Poi la cena, nulla a che vedere con i nostri cenoni, atmosfera molto meno solenne, mancava una sedia, quindi una persona si è seduta sul divano, ci si alzava a prendere il riso, si assaggiavano le varie pietanze, specialità di svariate regioni della Cina sparse su tutta la superficie di un tavolo normalissimo, non addobbato a festa, piatti da cui ognuno si serviva con le proprie bacchette e, dato che ero ospite, c'era chi continuava a servirmi bocconcini prelibati, perché è un segno di affetto e di rispetto riempire il piatto (anzi, la ciotola) altrui. Ed è un segno di amicizia voler continuare a brindare, il marito della "nonnina" aveva deciso che dovevamo diventare amici e che il modo migliore era costringermi a bere a intervalli regolari. Peccato che la bevanda in questione fosse grappa cinese torcibudella! Per fortuna sono riuscita a farmi versare una sola porzione e a centellinarla per tutta la durata della cena chiamando in causa la mia mancanza di abitudine a bere. E per fortuna dopo cena c'era il tè, preparato secondo il rituale tradizionale che vuole che la prima teiera si getti perché le foglie non sono ancora riuscite a dare il meglio di sé. "Questo tè è più vecchio di te", mi hanno detto, infatti, aveva 40 anni.

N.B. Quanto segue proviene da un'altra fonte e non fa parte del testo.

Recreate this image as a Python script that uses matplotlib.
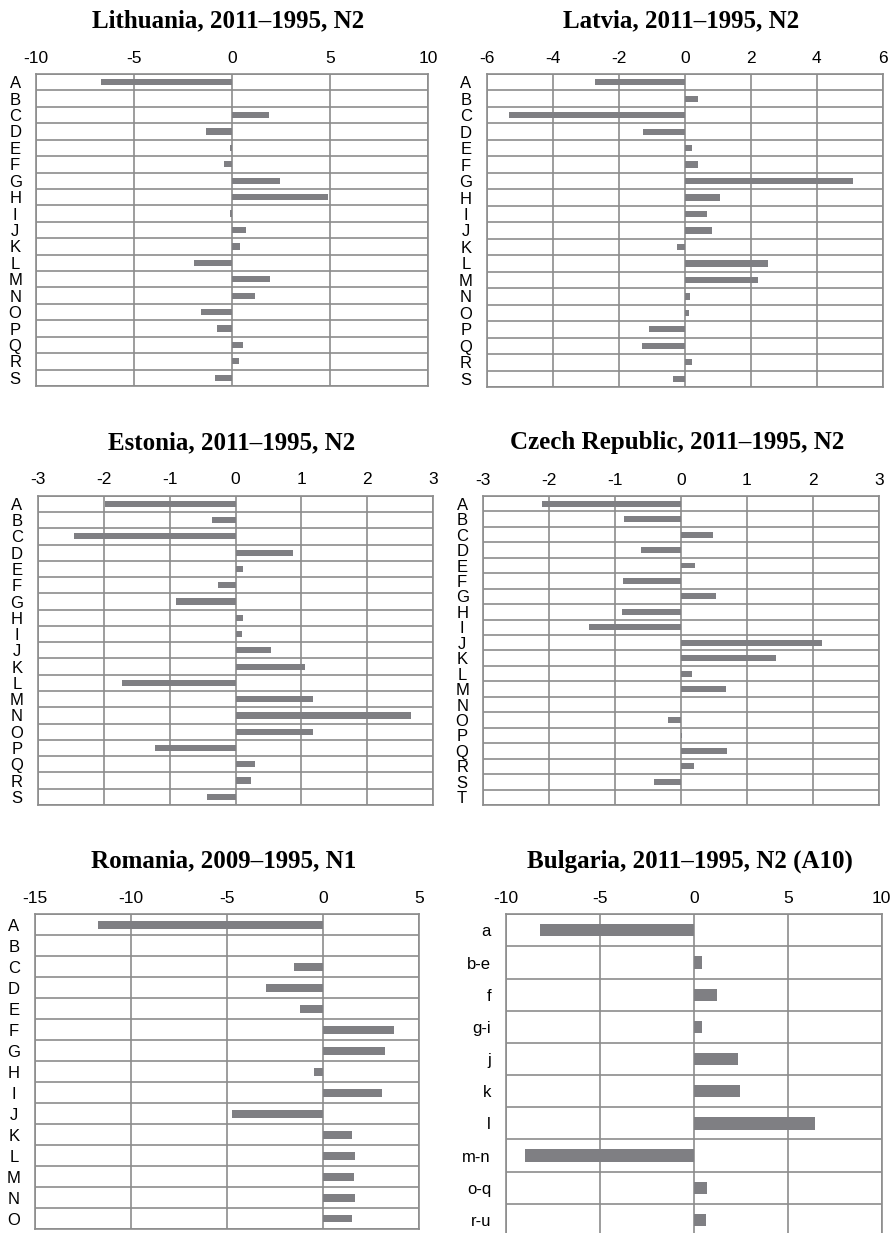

La soddisfazione più grande della serata? Essere riuscita a sopravvivere a svariate ore di conversazione che hanno coinvolto i più svariati argomenti senza quasi mai fare ricorso all'inglese. Anche se devo ammettere che ho avuto delle difficoltà notevoli quando hanno cominciato a chiedermi se in Italia abbiamo tutte le cose che stavamo mangiando e non contenti della mia risposta (Sì, le abbiamo più o meno tutte, è il modo in cui cuciniamo le varie cose che cambia) ho dovuto spiegare come si cucina il risotto.

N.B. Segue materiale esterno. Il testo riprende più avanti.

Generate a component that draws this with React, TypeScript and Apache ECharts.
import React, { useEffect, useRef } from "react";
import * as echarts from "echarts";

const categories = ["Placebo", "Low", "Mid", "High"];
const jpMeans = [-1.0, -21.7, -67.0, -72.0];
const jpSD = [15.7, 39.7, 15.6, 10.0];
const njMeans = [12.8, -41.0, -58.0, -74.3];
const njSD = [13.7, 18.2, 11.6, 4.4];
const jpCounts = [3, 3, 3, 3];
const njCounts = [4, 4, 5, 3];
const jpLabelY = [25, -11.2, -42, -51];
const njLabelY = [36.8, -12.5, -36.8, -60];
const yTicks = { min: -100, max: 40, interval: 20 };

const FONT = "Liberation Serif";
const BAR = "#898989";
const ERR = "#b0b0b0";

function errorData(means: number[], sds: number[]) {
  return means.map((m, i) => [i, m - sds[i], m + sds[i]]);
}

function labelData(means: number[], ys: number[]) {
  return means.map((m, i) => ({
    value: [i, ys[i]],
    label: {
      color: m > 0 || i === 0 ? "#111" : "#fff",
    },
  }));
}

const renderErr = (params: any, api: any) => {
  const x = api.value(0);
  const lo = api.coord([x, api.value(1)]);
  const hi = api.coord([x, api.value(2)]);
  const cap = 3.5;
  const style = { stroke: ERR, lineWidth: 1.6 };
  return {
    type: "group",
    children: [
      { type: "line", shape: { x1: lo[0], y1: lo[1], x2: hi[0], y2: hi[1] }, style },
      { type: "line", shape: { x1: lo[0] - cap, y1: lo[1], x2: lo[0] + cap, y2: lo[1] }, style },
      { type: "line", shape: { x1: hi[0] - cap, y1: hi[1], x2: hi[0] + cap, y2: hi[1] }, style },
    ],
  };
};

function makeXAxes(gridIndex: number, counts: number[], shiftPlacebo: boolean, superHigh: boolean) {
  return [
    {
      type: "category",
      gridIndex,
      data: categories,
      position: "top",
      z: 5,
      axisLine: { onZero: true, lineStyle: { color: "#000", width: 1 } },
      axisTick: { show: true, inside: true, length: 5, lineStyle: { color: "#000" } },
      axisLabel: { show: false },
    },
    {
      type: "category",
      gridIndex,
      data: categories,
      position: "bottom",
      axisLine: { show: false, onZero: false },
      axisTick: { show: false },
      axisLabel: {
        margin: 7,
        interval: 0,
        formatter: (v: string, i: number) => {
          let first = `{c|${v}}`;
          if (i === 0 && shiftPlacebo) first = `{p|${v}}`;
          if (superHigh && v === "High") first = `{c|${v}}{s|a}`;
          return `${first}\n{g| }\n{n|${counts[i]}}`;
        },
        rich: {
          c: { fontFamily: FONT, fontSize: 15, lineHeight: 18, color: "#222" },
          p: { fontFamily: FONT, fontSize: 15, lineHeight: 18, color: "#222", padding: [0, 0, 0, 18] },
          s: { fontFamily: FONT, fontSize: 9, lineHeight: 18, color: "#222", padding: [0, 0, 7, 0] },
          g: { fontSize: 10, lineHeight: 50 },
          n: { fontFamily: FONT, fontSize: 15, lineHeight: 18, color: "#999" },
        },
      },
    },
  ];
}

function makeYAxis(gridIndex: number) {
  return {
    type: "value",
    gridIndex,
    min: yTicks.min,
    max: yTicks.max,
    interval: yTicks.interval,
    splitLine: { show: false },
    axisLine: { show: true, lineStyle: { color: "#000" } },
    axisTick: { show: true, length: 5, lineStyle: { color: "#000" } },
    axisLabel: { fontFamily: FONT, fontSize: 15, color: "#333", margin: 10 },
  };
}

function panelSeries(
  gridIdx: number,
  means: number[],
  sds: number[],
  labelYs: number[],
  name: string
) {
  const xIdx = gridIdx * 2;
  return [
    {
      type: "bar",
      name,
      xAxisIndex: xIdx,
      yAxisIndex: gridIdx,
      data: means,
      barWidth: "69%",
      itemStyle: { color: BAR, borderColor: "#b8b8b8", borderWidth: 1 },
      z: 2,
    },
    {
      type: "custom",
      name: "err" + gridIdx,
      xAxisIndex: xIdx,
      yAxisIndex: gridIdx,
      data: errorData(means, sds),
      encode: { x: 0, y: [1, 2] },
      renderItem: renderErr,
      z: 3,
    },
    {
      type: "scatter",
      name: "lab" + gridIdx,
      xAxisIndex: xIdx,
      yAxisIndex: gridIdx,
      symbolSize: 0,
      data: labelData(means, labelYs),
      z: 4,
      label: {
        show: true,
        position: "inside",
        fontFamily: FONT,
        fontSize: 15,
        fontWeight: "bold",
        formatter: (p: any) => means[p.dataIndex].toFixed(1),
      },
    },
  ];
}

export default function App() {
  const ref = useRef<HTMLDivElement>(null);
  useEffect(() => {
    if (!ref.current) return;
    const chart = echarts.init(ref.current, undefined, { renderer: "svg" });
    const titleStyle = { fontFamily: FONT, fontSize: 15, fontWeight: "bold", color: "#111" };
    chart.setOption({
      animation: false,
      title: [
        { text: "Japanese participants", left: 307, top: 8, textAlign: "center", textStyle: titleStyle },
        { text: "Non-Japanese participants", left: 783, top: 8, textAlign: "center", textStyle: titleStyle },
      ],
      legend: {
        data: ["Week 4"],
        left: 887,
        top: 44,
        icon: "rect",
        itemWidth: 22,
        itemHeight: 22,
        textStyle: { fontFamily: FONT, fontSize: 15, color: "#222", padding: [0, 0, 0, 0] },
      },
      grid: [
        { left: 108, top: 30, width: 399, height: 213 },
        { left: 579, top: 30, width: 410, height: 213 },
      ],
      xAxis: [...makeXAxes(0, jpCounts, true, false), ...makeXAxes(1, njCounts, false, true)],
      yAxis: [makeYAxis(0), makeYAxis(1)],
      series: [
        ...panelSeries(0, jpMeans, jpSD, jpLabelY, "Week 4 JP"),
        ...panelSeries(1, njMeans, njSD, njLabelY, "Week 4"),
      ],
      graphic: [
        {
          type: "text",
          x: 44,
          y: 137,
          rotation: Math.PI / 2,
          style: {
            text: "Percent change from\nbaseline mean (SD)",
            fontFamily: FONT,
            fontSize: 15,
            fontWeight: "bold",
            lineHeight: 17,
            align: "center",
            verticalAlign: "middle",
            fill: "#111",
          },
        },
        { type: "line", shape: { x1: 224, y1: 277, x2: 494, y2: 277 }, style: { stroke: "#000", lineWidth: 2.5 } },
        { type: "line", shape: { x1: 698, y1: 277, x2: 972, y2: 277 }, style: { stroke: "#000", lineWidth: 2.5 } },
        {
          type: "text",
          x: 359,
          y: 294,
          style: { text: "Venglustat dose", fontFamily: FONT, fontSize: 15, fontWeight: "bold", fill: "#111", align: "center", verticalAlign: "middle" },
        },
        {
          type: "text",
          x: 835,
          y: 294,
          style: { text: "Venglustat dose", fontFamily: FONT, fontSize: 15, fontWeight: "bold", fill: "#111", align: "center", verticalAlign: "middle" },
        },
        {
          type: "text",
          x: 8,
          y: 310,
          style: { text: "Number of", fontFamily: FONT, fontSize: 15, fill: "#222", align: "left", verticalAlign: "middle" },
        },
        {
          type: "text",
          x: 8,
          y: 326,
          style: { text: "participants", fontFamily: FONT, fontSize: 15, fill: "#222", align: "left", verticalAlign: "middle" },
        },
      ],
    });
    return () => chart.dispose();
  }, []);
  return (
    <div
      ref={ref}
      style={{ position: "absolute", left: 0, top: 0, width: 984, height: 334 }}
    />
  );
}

E ora? La primavera non è ancora arrivata, le prime avvisaglie non saranno i fiori che sbocciano nei parchi, non saranno le rondini, che qui a Pechino non ho mai visto, no, sarà il 16 marzo, quando i termosifoni di tutta la città verranno spenti. Da un giorno all'altro si passerà dal caldo attuale - è febbraio e io sono in casa in maniche corte, spesso con la finestra aperta perché il riscaldamento è eccessivo - al gelo che mi costringerà a indossare due maglioni e due paia di calzini di lana. Il secondo segno saranno, in aprile, le tempeste di sabbia, con il forte vento che porta in città la sabbia del deserto; l'anno scorso nel giro di un paio di settimane la città è stata letteralmente sommersa da 330 mila tonnellate di sabbia. Un paesaggio surreale, uscire di casa la mattina e trovare tutto ricoperto da uno strato rossastro, come se avesse nevicato rosso. Ma poi, dall'inizio di maggio, il mese più bello: sole, cielo azzurro, che altrimenti raramente fa capolino da dietro alle nuvole grigie di smog, piacevoli serate da trascorrere sulla riva del lago o sulle terrazze dei bar a pochi passi dai vicoli tradizionali.
Una primavera davvero variegata quella di Pechino: dai festeggiamenti invernali alla violenza dei venti in aprile fino al piacevole clima quasi estivo di maggio, da godere appieno prima che l'afa si abbatta sulla città.